The Food and Agriculture Organization of the United Nations on Monday launched the Green Cities Regional Action Program for Africa, which aims to apply innovative solutions and turn urbanization into an opportunity for cities to become more sustainable and more resilient, and provide access to healthy foods and ensure a better life for everyone.
According to Qu Dongyu, the FAO’s director-general, the program is meant to redesign selected cities to have affordable healthy and sustainable food, accessible green spaces, green lifestyles and new jobs that citizens need.
“The vast majority of Africa’s cities have fewer than 300,000 inhabitants. With the right policies and planning, combined with innovative solutions, local administrations and communities can build resilience and improve the well-being of urban and peri-urban dwellers,” Qu said.
He called upon committed cities and mayors to engage local innovators, entrepreneurs and young people to propose new solutions, digital technologies, climate-smart practices and strategies to create green jobs and enrich the connections between urban settlements and their rural surroundings.

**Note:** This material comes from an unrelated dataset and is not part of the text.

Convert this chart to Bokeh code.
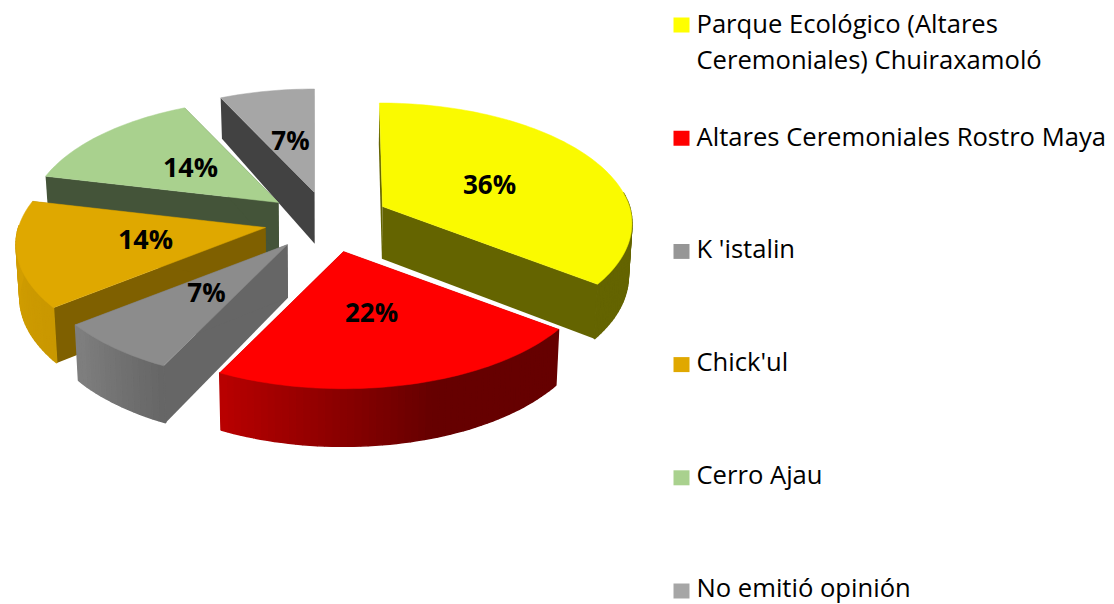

Qu invited authorities to engage youth, especially in places where urbanization is in an early phase and growing fast, adding that Africa needs to enable young people so they can define their own future cities.
The program will be piloted in six cities across the continent, which are Praia in Cabo Verde, Kisumu and Nairobi in Kenya, Antananarivo in Madagascar, Quelimane in Mozambique and Kigali in Rwanda. The six cities that signed letters of intent at the launch will be embarking on the pilot phase of a program designed to involve 1,000 cities worldwide by 2030.
The FAO also said the initiative will focus to scale-up fast-action measures for large, medium and small cities to be more resilient, food and nutrition secure, with pleasant natural environments and more integrated nutritious food production-and-distribution systems benefiting residents and farmers alike.
Salifou Ouederaogo, minister of agriculture for Burkina Faso, hailed the initiative as timely for his country, where the share of the population living in cities is expected to double by 2050.
“The FAO’s program is a real opportunity to consolidate and scale up pilot actions that are already underway at the national level, and above all, to include the Green Cities Initiative action plans to develop toolkits for developing the rural sector in our country,” Ouederaogo said.
The FAO said it will help participating countries use geo-referenced data and other indicators to provide rapid and systematic understanding of potential vulnerabilities to shocks, identify potential biodiversity hotspots and strategic mapping of food retail environments to boost access to nutritious food where it is lacking.
Local administrations will be helped to promote rooftop and backyard gardens, vertical farms in abandoned structures and high-tech aquaculture, as well as training locals to maximize the value of such opportunities. The organization also will support members to set up platforms to engage in city-to-city dialogues and partnerships.
The Green Cities Initiative started in September 2020 at a high-level event during the 75th session of the UN General Assembly, underscoring the major role that urban demographic trends, as well as urban forestry, urban agriculture and urban food systems, are destined to play in achieving the Sustainable Development Goals and the transition to a low-carbon economy. FAO argues that greener, cleaner, and more resilient and regenerative towns can catalyze more self-sustaining opportunities, as well as better lives.